The realized volatility has been much larger than the implied forward volatility; Weekly EM levels are not being respected.
We did get some recent experience with this style of trading and quite frankly it’s not as easy as it sounds. Strong bull trends do not give way easily. My conclusion is that this strategy is best reserved for stocks experiencing a snap-back rally in a primary bear trend.

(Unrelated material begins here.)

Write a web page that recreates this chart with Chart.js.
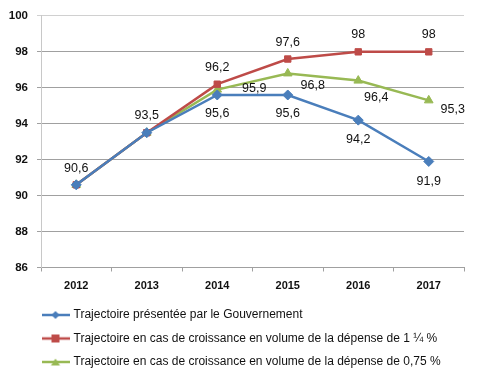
<!DOCTYPE html>
<html>
<head>
<meta charset="utf-8">
<script src="https://cdn.jsdelivr.net/npm/chart.js@4.4.1/dist/chart.umd.min.js"></script>
<style>
html,body{margin:0;padding:0;background:#fff;}
#wrap{width:480px;height:381px;position:relative;}
</style>
</head>
<body>
<div id="wrap"><canvas id="c" width="480" height="381"></canvas></div>
<script>
// ---- data ----
const categories = ['2012', '2013', '2014', '2015', '2016', '2017'];
const seriesNames = [
  'Trajectoire présentée par le Gouvernement',
  'Trajectoire en cas de croissance en volume de la dépense de 1 ¼ %',
  'Trajectoire en cas de croissance en volume de la dépense de 0,75 %'
];
const gouvernement = [90.6, 93.5, 95.6, 95.6, 94.2, 91.9];
const croissance125 = [90.6, 93.5, 96.2, 97.6, 98, 98];
const croissance075 = [90.6, 93.5, 95.9, 96.8, 96.4, 95.3];
const yTicks = [86, 88, 90, 92, 94, 96, 98, 100];

// ---- styles ----
const colors = ['#4A7EBB', '#BE4B48', '#98B954'];
const markers = ['rectRot', 'rect', 'triangle'];
const markerRadius = [5, 4.5, 5];
// label placement per series per point: null = hidden, [dx, dy] offsets of label centre
const labelPlacement = [
  [[0, -16], [0, -17], [0, 19], [0, 19], [0, 19], [0, 20]],
  [null, null, [0, -17], [0, -16], [0, -17], [0, -17]],
  [null, null, [37, -1], [25, 12], [18, 17], [24, 9]]
];

function legendIcon(i) {
  const cv = document.createElement('canvas');
  cv.width = 28; cv.height = 12;
  const c = cv.getContext('2d');
  c.strokeStyle = colors[i]; c.lineWidth = 2.5;
  c.beginPath(); c.moveTo(0, 6); c.lineTo(28, 6); c.stroke();
  c.fillStyle = colors[i];
  c.beginPath();
  if (i === 0) { c.moveTo(14, 2); c.lineTo(18, 6); c.lineTo(14, 10); c.lineTo(10, 6); c.closePath(); }
  else if (i === 1) { c.rect(10, 2, 8, 8); }
  else { c.moveTo(14, 2.5); c.lineTo(18.5, 9.5); c.lineTo(9.5, 9.5); c.closePath(); }
  c.fill();
  return cv;
}
const icons = [0, 1, 2].map(legendIcon);

const fmt = v => String(v).replace('.', ',');

const dataLabelPlugin = {
  id: 'dataLabels',
  afterDatasetsDraw(chart) {
    const ctx = chart.ctx;
    ctx.save();
    ctx.font = '12.5px "Liberation Sans", Arial, sans-serif';
    ctx.fillStyle = '#111';
    ctx.textAlign = 'center';
    ctx.textBaseline = 'middle';
    chart.data.datasets.forEach((ds, di) => {
      const meta = chart.getDatasetMeta(di);
      meta.data.forEach((pt, i) => {
        const pl = labelPlacement[di][i];
        if (!pl) return;
        ctx.fillText(fmt(ds.data[i]), pt.x + pl[0], pt.y + pl[1]);
      });
    });
    ctx.restore();
  }
};

const legendShift = {
  id: 'legendShift',
  afterLayout(chart) {
    if (chart.legend) { chart.legend.left = 32; }
  }
};

const datasets = [gouvernement, croissance125, croissance075].map((d, i) => ({
  label: seriesNames[i],
  data: d,
  borderColor: colors[i],
  backgroundColor: colors[i],
  borderWidth: 2.5,
  pointStyle: markers[i],
  pointRadius: markerRadius[i],
  pointHoverRadius: markerRadius[i],
  pointBorderWidth: 1,
  pointBorderColor: colors[i],
  pointBackgroundColor: colors[i],
  tension: 0,
  fill: false
}));

new Chart(document.getElementById('c'), {
  type: 'line',
  data: { labels: categories, datasets: datasets },
  options: {
    responsive: false,
    animation: false,
    devicePixelRatio: 1,
    layout: { padding: { left: 0, right: 16, top: 15, bottom: 3 } },
    plugins: {
      tooltip: { enabled: false },
      legend: {
        position: 'bottom',
        align: 'start',
        labels: {
          usePointStyle: true,
          pointStyleWidth: 24,
          padding: 11.5,
          color: '#111',
          font: { size: 12, family: '"Liberation Sans", Arial, sans-serif' },
          generateLabels(chart) {
            return chart.data.datasets.map((ds, i) => ({
              text: ds.label,
              pointStyle: icons[i],
              fillStyle: colors[i],
              strokeStyle: colors[i],
              lineWidth: 0,
              hidden: false,
              datasetIndex: i,
              fontColor: '#111'
            }));
          }
        }
      }
    },
    scales: {
      x: {
        offset: true,
        afterFit(s) { s.height = 30; },
        grid: {
          offset: true,
          drawOnChartArea: false,
          drawTicks: true,
          tickLength: 4,
          color: '#a0a0a0'
        },
        border: { display: true, color: '#a0a0a0', width: 1 },
        ticks: {
          padding: 8,
          color: '#111',
          font: { size: 11, weight: 'bold', family: '"Liberation Sans", Arial, sans-serif' }
        }
      },
      y: {
        min: 86,
        max: 100,
        afterFit(s) { s.width = 41; },
        afterBuildTicks(s) { s.ticks = yTicks.map(v => ({ value: v })); },
        grid: {
          color: ctx => (ctx.tick && ctx.tick.value === 100) ? '#d0d0d0' : '#a0a0a0',
          drawTicks: true,
          tickLength: 4,
          lineWidth: 1
        },
        border: { display: true, color: '#c8c8c8', width: 1 },
        ticks: {
          padding: 9,
          color: '#111',
          font: { size: 11.5, weight: 'bold', family: '"Liberation Sans", Arial, sans-serif' },
          callback: v => String(v)
        }
      }
    }
  },
  plugins: [dataLabelPlugin, legendShift]
});
</script>
</body>
</html>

We will look for the next bounce back up on the indices to start playing directional bear spreads
The scan that I discussed in the 8/4/2018 video is available to download for thinkorswim here: http://tos.mx/OvdVnz I will also be adding a second Larry Connors scan to this section as well; here is the Connors Crash scan: http://tos.mx/BhHuKL
I have no positions at this time.
No other entries at this point. I would prefer to see the market stabilize first before looking long again. We will see big volatility over the next two+ months. If we are able to secure a “higher low” off of the S&P in the short run, this might be a good environment for a couple of weeks.
The “Hindenburg Strategy” is meant to capture “value” from successive corrections that lead up to the final “death spiral” with a Bear Market. The basic principle is to buy 3-month out long puts on the SPY, and to finance those puts by the sale of credit spreads.
I have no positions at this time. I cleared out the current puts on the drop to the 200ma. I will “reload” again on the next bounce up.